Responsibility cannot be assigned without capacity. And I did not have the capacity people now expect of me, not then,  and not always now, when old pain resurfaces faster than language.

It was never mine to:

protect myself when I was the one who needed protection
know how to leave without being taught how
speak safely where truth was punished
resist when resistance increases harm
cope “well” without tools or care
heal on a schedule
carry the weight of adult failures in a child’s body

Fault belongs where power lived. My body bore the cost, but it did not cause the damage. I did not fail at being safe. I survived being unsafe. I did not fail at coping. I coped in the absence of care. I did not fail at healing. I am still teaching my body that the danger has passed.


Held, Even Here

I wish I could say this chapter ends with clarity that stays. With calm that doesn’t waver.
With a body that never reaches for old ways of surviving again. But that would not be true.

What is true is this: even now, there are moments when the ground gives way. Moments when the shame returns quickly and convincingly. Moments when I relapse—and my first instinct is still to call it failure. In those moments, grace does not arrive loudly.  It does not interrupt or demand better behavior. Grace arrives quietly. It shows up as a pause before the verdict lands.
As a question instead of a sentence. As the smallest space between, I failed, and I am beyond hope.

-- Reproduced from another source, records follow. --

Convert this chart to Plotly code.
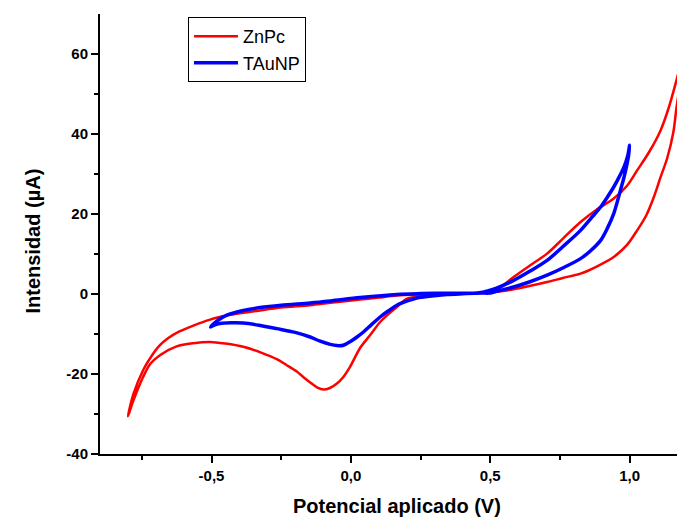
import plotly.graph_objects as go

# ---- data ----
# ZnPc: one cyclic voltammogram, forward then reverse sweep
znpc_v = [-0.80, -0.78, -0.745, -0.715, -0.685, -0.655, -0.625, -0.565, -0.505, -0.445,
          -0.385, -0.326, -0.25, -0.146, -0.074, 0.033, 0.10, 0.165, 0.25, 0.345,
          0.46, 0.52, 0.584, 0.64, 0.704, 0.76, 0.824, 0.88, 0.943, 0.99,
          1.027, 1.07, 1.111, 1.14, 1.168, 1.20,
          1.168, 1.157, 1.135, 1.111, 1.087, 1.06, 1.027, 0.99, 0.943, 0.88,
          0.824, 0.76, 0.704, 0.64, 0.56, 0.50, 0.42, 0.32, 0.25, 0.20,
          0.165, 0.135, 0.105, 0.07, 0.033, -0.003, -0.03, -0.05, -0.075, -0.098,
          -0.12, -0.146, -0.17, -0.194, -0.23, -0.266, -0.32, -0.386, -0.45, -0.505,
          -0.565, -0.625, -0.685, -0.72, -0.745, -0.78, -0.80]
znpc_i = [-30.6, -25.0, -19.0, -15.5, -12.8, -11.0, -9.7, -7.9, -6.4, -5.4,
          -4.7, -4.1, -3.4, -2.8, -2.2, -1.4, -0.9, -0.4, -0.1, 0.1,
          0.2, 1.0, 4.25, 7.0, 10.1, 13.8, 18.0, 21.0, 23.85, 27.0,
          30.9, 35.5, 40.9, 46.5, 53.4, 62.0,
          46.5, 40.5, 34.0, 29.2, 24.25, 19.7, 15.9, 12.2, 9.25, 6.8,
          5.1, 4.0, 3.0, 2.0, 0.9, 0.4, 0.1, -0.2, -0.6, -1.2,
          -3.25, -5.0, -7.0, -10.2, -13.5, -18.2, -21.0, -22.4, -23.5, -23.9,
          -23.4, -22.1, -20.8, -19.4, -17.8, -16.3, -14.7, -13.2, -12.4, -12.0,
          -12.3, -13.1, -15.3, -17.5, -20.7, -26.6, -30.6]

# TAuNP: cyclic voltammogram between -0.5 V and 1.0 V
taunp_v = [-0.503, -0.475, -0.445, -0.39, -0.326, -0.25, -0.146, -0.074, 0.033, 0.165,
           0.25, 0.345, 0.46, 0.52, 0.584, 0.64, 0.704, 0.76, 0.824, 0.865,
           0.896, 0.92, 0.943, 0.965, 0.98, 0.993, 1.0,
           0.996, 0.991, 0.98, 0.967, 0.943, 0.92, 0.896, 0.86, 0.824,
           0.76, 0.704, 0.64, 0.584, 0.53, 0.5, 0.464, 0.40, 0.345, 0.29,
           0.237, 0.2, 0.165, 0.135, 0.105, 0.075, 0.045, 0.022, 0.0, -0.027,
           -0.05, -0.074, -0.11, -0.146, -0.2, -0.266, -0.33, -0.386, -0.43, -0.47,
           -0.49, -0.503]
taunp_i = [-8.25, -6.5, -5.3, -4.2, -3.4, -2.8, -2.25, -1.75, -0.9, -0.1,
           0.1, 0.2, 0.3, 1.4, 3.4, 5.6, 8.4, 11.8, 15.9, 19.2,
           21.75, 24.2, 26.75, 29.6, 31.75, 34.5, 37.2,
           34.5, 32.6, 29.2, 25.9, 20.1, 16.4, 13.4, 10.8, 8.85,
           6.5, 4.7, 3.0, 1.75, 0.8, 0.25, 0.25, 0.05, -0.15, -0.5,
           -1.0, -1.8, -2.8, -4.2, -5.75, -7.6, -9.5, -10.75, -11.8, -12.8,
           -12.9, -12.6, -11.8, -10.75, -9.6, -8.65, -7.8, -7.25, -7.2, -7.4,
           -7.8, -8.25]

x_tick_vals = [-0.5, 0.0, 0.5, 1.0]
x_tick_text = ["-0,5", "0,0", "0,5", "1,0"]
x_minor_vals = [-0.75, -0.25, 0.25, 0.75]
y_tick_vals = [-40, -20, 0, 20, 40, 60]
y_tick_text = ["-40", "-20", "0", "20", "40", "60"]
y_minor_vals = [-30, -10, 10, 30, 50]

FONT = "Arial, Liberation Sans, sans-serif"

fig = go.Figure()
fig.add_trace(go.Scatter(x=znpc_v, y=znpc_i, mode="lines", name="ZnPc",
                         line=dict(color="#ff0000", width=2.5, shape="spline", smoothing=0.9)))
fig.add_trace(go.Scatter(x=taunp_v, y=taunp_i, mode="lines", name="TAuNP",
                         line=dict(color="#0000ff", width=3.5, shape="spline", smoothing=0.9)))

axis_common = dict(showgrid=False, zeroline=False, showline=True, linecolor="black",
                   linewidth=2, ticks="outside", ticklen=7, tickwidth=1.5,
                   tickcolor="black",
                   tickfont=dict(family=FONT, size=15, color="black", weight="bold"))

fig.update_xaxes(range=[-0.9, 1.17], tickmode="array", tickvals=x_tick_vals,
                 ticktext=x_tick_text,
                 minor=dict(tickmode="array", tickvals=x_minor_vals, ticks="outside",
                            ticklen=4, tickwidth=1.5, tickcolor="black"),
                 **axis_common)
fig.update_yaxes(range=[-40, 70], tickmode="array", tickvals=y_tick_vals,
                 ticktext=y_tick_text,
                 minor=dict(tickmode="array", tickvals=y_minor_vals, ticks="outside",
                            ticklen=4, tickwidth=1.5, tickcolor="black"),
                 **axis_common)

fig.update_layout(
    width=677, height=519,
    margin=dict(l=100, r=0, t=14, b=65),
    plot_bgcolor="white", paper_bgcolor="white",
    font=dict(family=FONT, color="black"),
    showlegend=True,
    legend=dict(x=0.1525, y=0.993, xanchor="left", yanchor="top",
                bgcolor="white", bordercolor="black", borderwidth=1,
                font=dict(family=FONT, size=18, color="black"),
                tracegroupgap=0, itemwidth=44),
    annotations=[
        dict(text="Intensidad (µA)", xref="paper", yref="paper", x=-0.116, y=0.483,
             xanchor="center", yanchor="middle", textangle=-90, showarrow=False,
             font=dict(family=FONT, size=20, color="black", weight="bold")),
        dict(text="Potencial aplicado (V)", xref="paper", yref="paper", x=0.515, y=-0.118,
             xanchor="center", yanchor="middle", showarrow=False,
             font=dict(family=FONT, size=20, color="black", weight="bold")),
    ],
)

# remove the default 8 px page margin so the figure fills the window exactly
fig.write_html("out.html", config={"displayModeBar": False},
               post_script="document.body.style.margin='0';")
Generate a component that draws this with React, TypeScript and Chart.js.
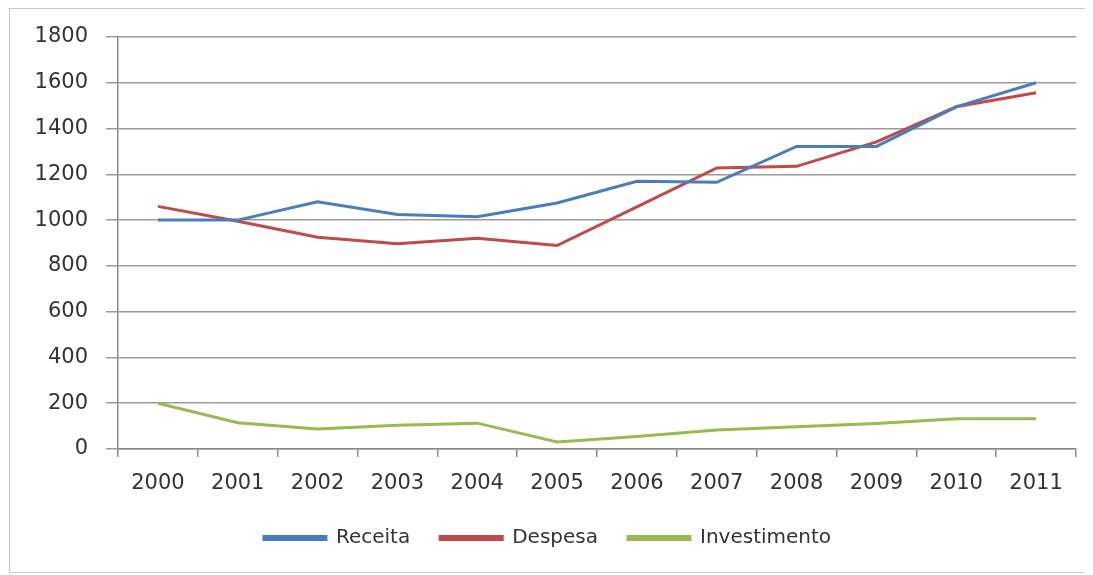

Grace does not deny the harm. It does not excuse the pain. It does not pretend that relapse is harmless.

But it refuses to turn pain into punishment. Grace understands what shame never could—that survival does not unwind neatly. That bodies remember longer than minds. That progress is not erased by return. Grace is not surprised by how long this takes. I am learning—slowly—to let grace meet me even here. Not after I’ve done better. Not once have I proven something. But in the exact places I once believed disqualified me from it. 

I am still here.
Still listening.
Still learning to loosen my grip on shame.

And for now, that is enough.

Not because I am finished, but because grace does not require me to be.